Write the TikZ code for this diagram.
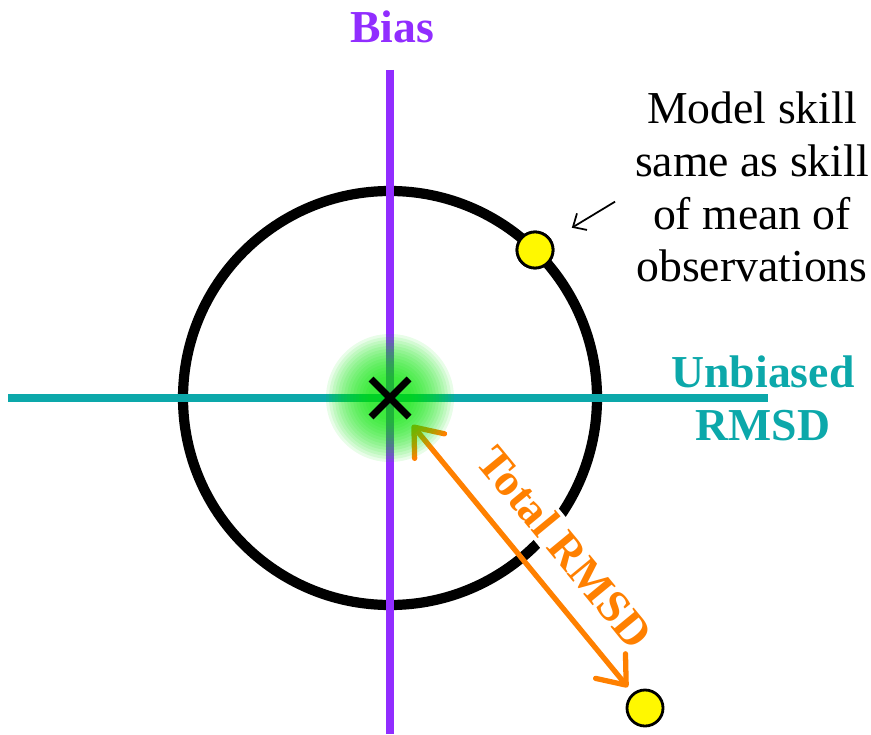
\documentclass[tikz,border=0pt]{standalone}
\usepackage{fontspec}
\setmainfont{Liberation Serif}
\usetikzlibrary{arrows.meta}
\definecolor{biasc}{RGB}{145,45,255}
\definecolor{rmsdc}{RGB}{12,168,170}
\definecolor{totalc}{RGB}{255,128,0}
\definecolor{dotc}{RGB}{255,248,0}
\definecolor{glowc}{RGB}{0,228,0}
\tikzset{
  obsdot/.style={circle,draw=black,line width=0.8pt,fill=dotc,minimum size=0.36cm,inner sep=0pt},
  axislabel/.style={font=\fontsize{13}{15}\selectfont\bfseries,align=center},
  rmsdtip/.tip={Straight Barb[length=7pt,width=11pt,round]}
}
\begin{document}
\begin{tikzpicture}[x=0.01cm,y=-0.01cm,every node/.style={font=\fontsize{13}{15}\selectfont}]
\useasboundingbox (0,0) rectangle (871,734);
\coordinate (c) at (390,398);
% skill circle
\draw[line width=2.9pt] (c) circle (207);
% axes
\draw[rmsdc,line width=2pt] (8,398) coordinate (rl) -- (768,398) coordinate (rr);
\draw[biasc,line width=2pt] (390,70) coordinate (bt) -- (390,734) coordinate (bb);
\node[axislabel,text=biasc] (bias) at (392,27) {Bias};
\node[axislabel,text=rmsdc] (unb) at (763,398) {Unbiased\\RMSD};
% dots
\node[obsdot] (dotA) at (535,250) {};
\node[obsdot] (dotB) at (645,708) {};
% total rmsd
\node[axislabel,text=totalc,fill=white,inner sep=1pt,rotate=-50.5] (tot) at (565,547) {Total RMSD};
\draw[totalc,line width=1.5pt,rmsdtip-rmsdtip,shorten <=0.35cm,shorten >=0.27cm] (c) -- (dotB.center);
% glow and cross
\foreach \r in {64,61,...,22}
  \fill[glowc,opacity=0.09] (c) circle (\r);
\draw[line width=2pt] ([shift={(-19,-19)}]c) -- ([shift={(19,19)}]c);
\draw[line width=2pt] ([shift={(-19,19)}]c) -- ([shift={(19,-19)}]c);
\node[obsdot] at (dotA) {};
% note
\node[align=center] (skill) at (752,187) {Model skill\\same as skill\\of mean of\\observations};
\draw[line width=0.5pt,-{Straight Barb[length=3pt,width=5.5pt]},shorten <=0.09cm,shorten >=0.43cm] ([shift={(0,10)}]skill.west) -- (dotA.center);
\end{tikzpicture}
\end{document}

# [Required task]
In your copy, leave out the pictures and reproduce the material above exactly.

# [Full answer]
Write the TikZ code for this diagram.
\documentclass[tikz,border=0pt]{standalone}
\usepackage{fontspec}
\setmainfont{Liberation Serif}
\usetikzlibrary{arrows.meta}
\definecolor{biasc}{RGB}{145,45,255}
\definecolor{rmsdc}{RGB}{12,168,170}
\definecolor{totalc}{RGB}{255,128,0}
\definecolor{dotc}{RGB}{255,248,0}
\definecolor{glowc}{RGB}{0,228,0}
\tikzset{
  obsdot/.style={circle,draw=black,line width=0.8pt,fill=dotc,minimum size=0.36cm,inner sep=0pt},
  axislabel/.style={font=\fontsize{13}{15}\selectfont\bfseries,align=center},
  rmsdtip/.tip={Straight Barb[length=7pt,width=11pt,round]}
}
\begin{document}
\begin{tikzpicture}[x=0.01cm,y=-0.01cm,every node/.style={font=\fontsize{13}{15}\selectfont}]
\useasboundingbox (0,0) rectangle (871,734);
\coordinate (c) at (390,398);
% skill circle
\draw[line width=2.9pt] (c) circle (207);
% axes
\draw[rmsdc,line width=2pt] (8,398) coordinate (rl) -- (768,398) coordinate (rr);
\draw[biasc,line width=2pt] (390,70) coordinate (bt) -- (390,734) coordinate (bb);
\node[axislabel,text=biasc] (bias) at (392,27) {Bias};
\node[axislabel,text=rmsdc] (unb) at (763,398) {Unbiased\\RMSD};
% dots
\node[obsdot] (dotA) at (535,250) {};
\node[obsdot] (dotB) at (645,708) {};
% total rmsd
\node[axislabel,text=totalc,fill=white,inner sep=1pt,rotate=-50.5] (tot) at (565,547) {Total RMSD};
\draw[totalc,line width=1.5pt,rmsdtip-rmsdtip,shorten <=0.35cm,shorten >=0.27cm] (c) -- (dotB.center);
% glow and cross
\foreach \r in {64,61,...,22}
  \fill[glowc,opacity=0.09] (c) circle (\r);
\draw[line width=2pt] ([shift={(-19,-19)}]c) -- ([shift={(19,19)}]c);
\draw[line width=2pt] ([shift={(-19,19)}]c) -- ([shift={(19,-19)}]c);
\node[obsdot] at (dotA) {};
% note
\node[align=center] (skill) at (752,187) {Model skill\\same as skill\\of mean of\\observations};
\draw[line width=0.5pt,-{Straight Barb[length=3pt,width=5.5pt]},shorten <=0.09cm,shorten >=0.43cm] ([shift={(0,10)}]skill.west) -- (dotA.center);
\end{tikzpicture}
\end{document}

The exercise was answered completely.